Recently George Elliott Clarke was forced to pull out of a Regina reading because he had planned to read poetry by Stephen Brown. Clarke has edited some of his work, and obviously considers him a good poet. Brown was convicted of murdering a local girl.
What is going on here?
It is hard enough that we cannot trust government, or the clergy. Now it seems we cannot trust poets either.
Even though they, to the extent that they are good poets, have a direct line to the spiritual world—“inspiration.”
Leonard Cohen seems to have seen this coming. In “The Future,” he refers to
“All the lousy little poets coming round,
Trying to sound like Charlie Manson.”
It is all a reminder, in the first place, that, if poets channel spirits, not all spirits are good spirits. There are demonic forces.

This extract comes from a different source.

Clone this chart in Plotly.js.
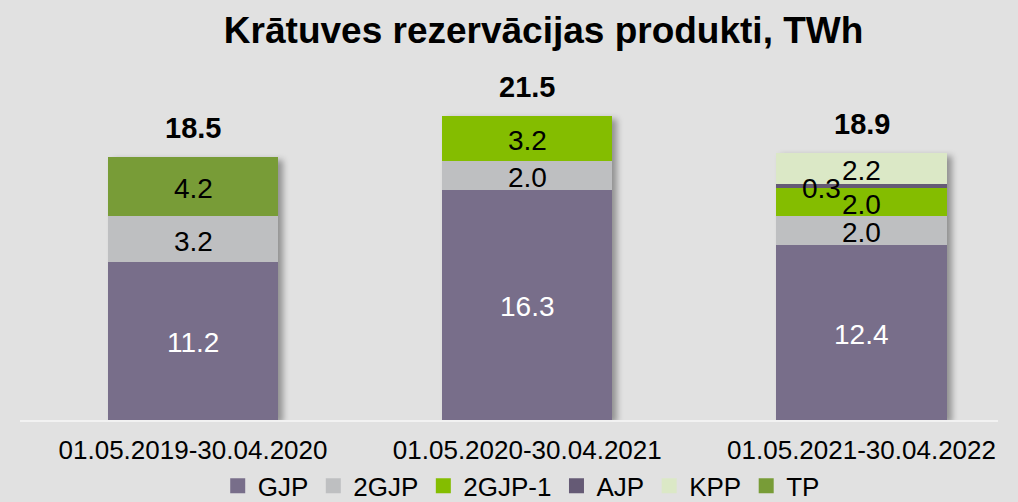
<!DOCTYPE html>
<html>
<head>
<meta charset="utf-8">
<script src="https://cdn.plot.ly/plotly-3.0.1.min.js"></script>
<style>
  html, body { margin: 0; padding: 0; background: #e1e1e1; }
  #chart { width: 1018px; height: 502px; }
  .barlayer { filter: drop-shadow(5px 3px 3px rgba(0,0,0,0.35)); }
</style>
</head>
<body>
<div id="chart"></div>
<script>
const categories = ["01.05.2019-30.04.2020", "01.05.2020-30.04.2021", "01.05.2021-30.04.2022"];
const seriesNames = ["GJP", "2GJP", "2GJP-1", "AJP", "KPP", "TP"];
const GJP   = [11.2, 16.3, 12.4];
const GJP2  = [3.2, 2.0, 2.0];
const GJP2_1 = [null, 3.2, 2.0];
const AJP   = [null, null, 0.3];
const KPP   = [null, null, 2.2];
const TP    = [4.2, null, null];
const totals = [18.5, 21.5, 18.9];
const title = "Krātuves rezervācijas produkti, TWh";

const seriesValues = [GJP, GJP2, GJP2_1, AJP, KPP, TP];
const colors = ["#786e8a", "#bebfc1", "#84bd00", "#655a75", "#dbe8c6", "#789c37"];
const labelColors = ["#ffffff", "#000000", "#000000", "#000000", "#000000", "#000000"];
const labelXShift = [0, 0, 0, -40, 0, 0];

const FONT = "Liberation Sans, Arial, sans-serif";
const traces = [];
const annotations = [];
const cum = categories.map(() => 0);

seriesValues.forEach((vals, s) => {
  traces.push({
    type: "bar",
    name: seriesNames[s],
    x: categories,
    y: vals,
    marker: { color: colors[s], line: { width: 0 } },
    showlegend: false,
    hoverinfo: "skip"
  });
  // legend proxy
  traces.push({
    type: "scatter",
    mode: "markers",
    name: seriesNames[s],
    x: [null], y: [null],
    marker: { symbol: "square", size: 15, color: colors[s] },
    showlegend: true
  });
  vals.forEach((v, i) => {
    if (v === null || v === undefined) return;
    annotations.push({
      x: categories[i], y: cum[i] + v / 2, xref: "x", yref: "y",
      text: v.toFixed(1), showarrow: false,
      xshift: labelXShift[s], yshift: -2,
      font: { family: FONT, size: 28, color: labelColors[s] }
    });
    cum[i] += v;
  });
});

totals.forEach((t, i) => {
  annotations.push({
    x: categories[i], y: cum[i], xref: "x", yref: "y",
    text: "<b>" + t.toFixed(1) + "</b>", showarrow: false,
    yanchor: "middle", yshift: 29,
    font: { family: FONT, size: 29, color: "#000000" }
  });
});

const layout = {
  width: 1018, height: 502,
  paper_bgcolor: "#e1e1e1", plot_bgcolor: "#e1e1e1",
  margin: { l: 20, r: 20, t: 80, b: 82, autoexpand: false },
  barmode: "stack",
  bargap: 0.491,
  title: {
    text: "<b>" + title + "</b>",
    x: 0.534, xanchor: "center", xref: "container",
    y: 0.94, yanchor: "middle", yref: "container",
    font: { family: FONT, size: 37, color: "#000000" }
  },
  xaxis: {
    type: "category",
    range: [-0.5176, 2.4083],
    automargin: false,
    showgrid: false, zeroline: false,
    showline: true, linecolor: "#f2f2f2", linewidth: 2,
    ticks: "", ticklabelstandoff: 6,
    tickfont: { family: FONT, size: 26, color: "#000000" }
  },
  yaxis: {
    range: [0, 24.05],
    automargin: false,
    visible: false, showgrid: false, zeroline: false
  },
  legend: {
    orientation: "h",
    traceorder: "normal",
    xref: "container", yref: "paper",
    x: 0.512, xanchor: "center",
    y: -0.194, yanchor: "middle",
    font: { family: FONT, size: 26, color: "#000000" },
    bgcolor: "rgba(0,0,0,0)",
    itemwidth: 30,
    tracegroupgap: 0
  },
  annotations: annotations
};

Plotly.newPlot("chart", traces, layout, { displayModeBar: false, staticPlot: true });
</script>
</body>
</html>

Sensitive souls are connecting, it seems, to some deep rage. And it seems to be a rage against women. Perhaps aroused by feminism, perhaps by the “sexual revolution.”
Cohen also may have seen that. The lines just before those quoted above are:
“You’ll see your woman hanging upside down
Her features hidden by her fallen gown.”
We are in a post-Christian phase, as a culture, and perhaps the pagan rules again apply.
Perhaps we are hearing from the Erinyes.